Does anyone (as do I) absolutely LOVE the Hogue rubber wrap-arounds?

On a 1911, or Beretta M92 IMHO there is none better. Tacky; business-like; and if the gun is stainless, very tuxedo-ish.

On my Super black hawk and S&W 66, again, Hogue but wood:

SBH Paul Ferro;

66 Goncalo Alves.

Doesn't have that sticky tackiness of rubber, but they are very handsome.


Anyone agree?

Has anyone adapted their 10-22 to a Hogue stock? 

Rmocarsky


----------



## rmocarsky (May 8, 2009)

*no interest*

No interest in my post?

Rmocarsky


----------



## tekhead1219 (May 16, 2008)

rmocarsky said:


> No interest in my post?
> 
> Rmocarsky


I doubt that is the case, probably just not that much experience with Hogue or they haven't converted their 10-22. The only gun that I have Hogue grips on is my Mossberg 500. Got the Hogue fore end and stock.

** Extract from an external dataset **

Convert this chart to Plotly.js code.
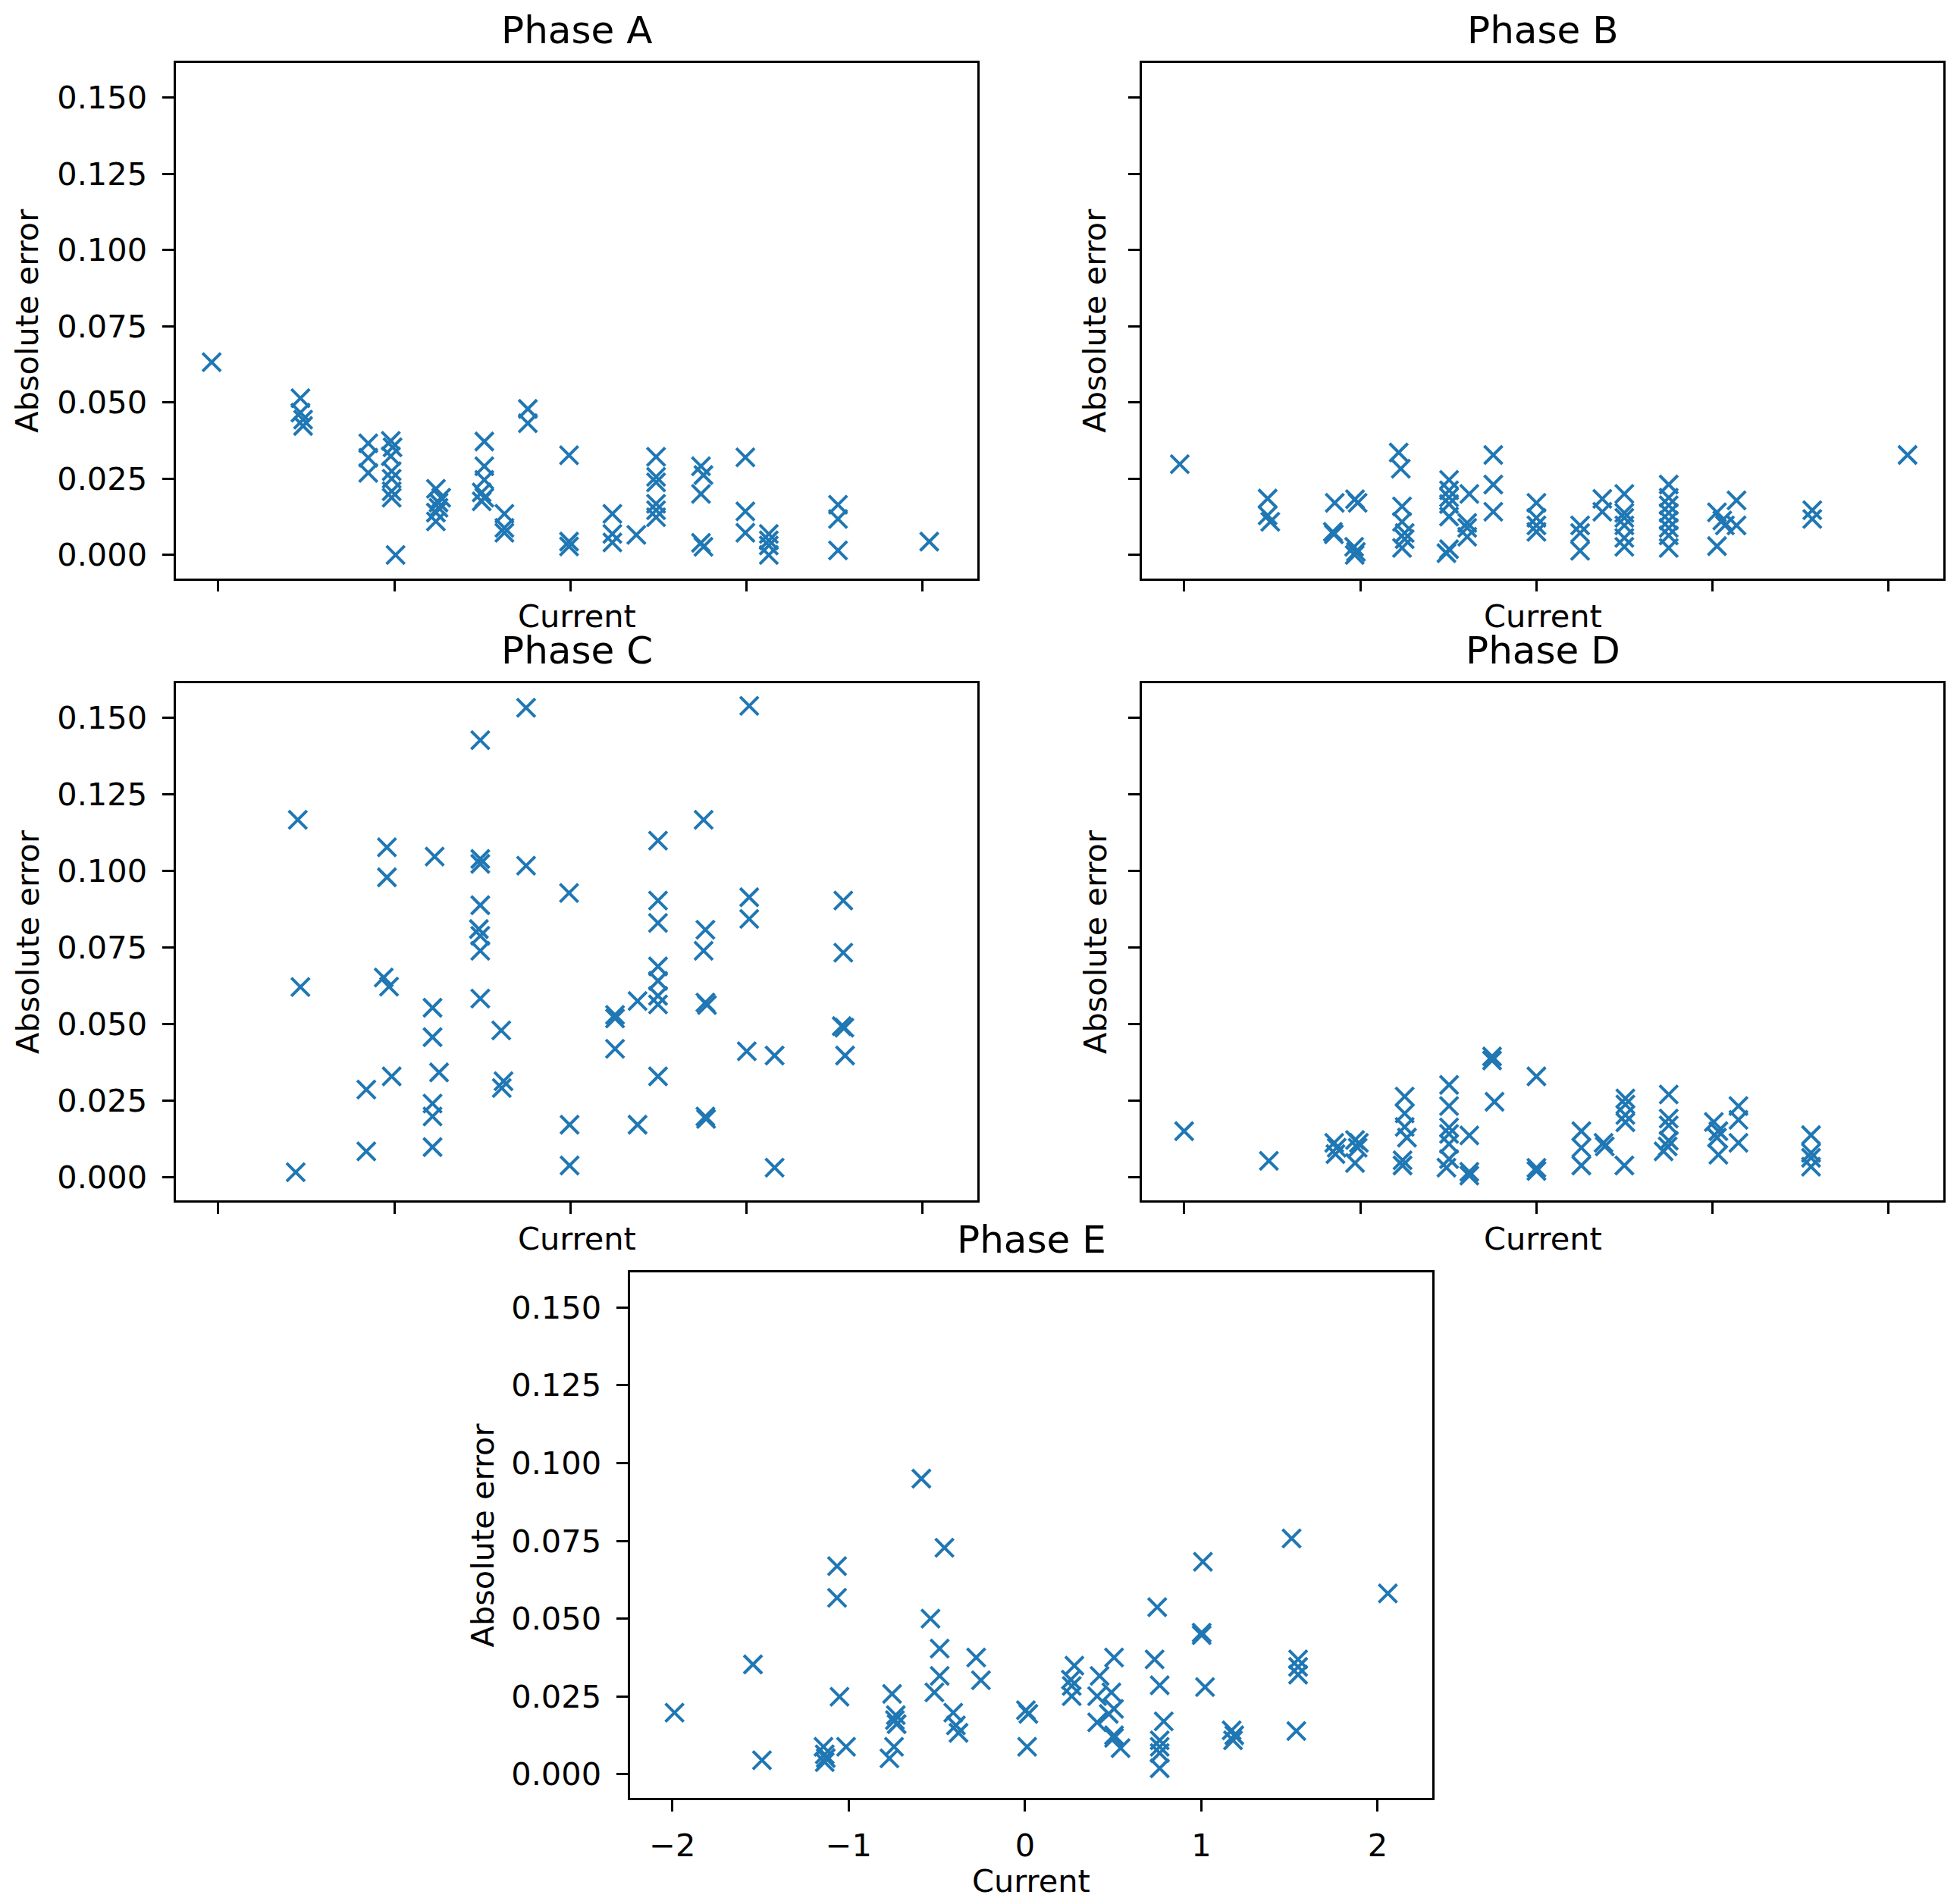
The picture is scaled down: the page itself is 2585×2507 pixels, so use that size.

Actually, that's the reason I bought this particular shotgun was because of the feel of the Hogue's.:smt023


----------



## Growler67 (Sep 8, 2008)

What do you think?


----------



## DevilsJohnson (Oct 21, 2007)

I've used them and they are good. I lean to some good wood though. I guess I'm just old fashioned that way. Nothing looks and feels better to me and a nice set of wood grips :smt023


----------



## mels95yj (Nov 25, 2008)

Have them on both my guns. Wood is definitely beautiful, but I like the grip I can get with the Hogues.


----------



## Marcus99 (Apr 23, 2008)

I have the Hogue wrap arounds on my 96FS, they're fantastic. Hogue's seem to be real popular amongst beretta fans.


----------



## DanP_from_AZ (May 8, 2009)

rmocarsky said:


> Does anyone (as do I) absolutely LOVE the Hogue rubber wrap-arounds?
> On a 1911, or Beretta M92 IMHO there is none better. Tacky; business-like; and if the gun is stainless, very tuxedo-ish.


I have a 92 FS Centurion I bought NIB in 1992. Factory installed Trijicon night sigts.
I quickly put Hogue grip "panels" on it. Not wraparound. Fairly soft, pebble texture.

That was so long ago and far away. I have no idea of the model number, price, or even if they are still made.
But, the Hogue's have served me VERY well for a very long time. They still feel great.
Probably the wraparounds would be even better.


----------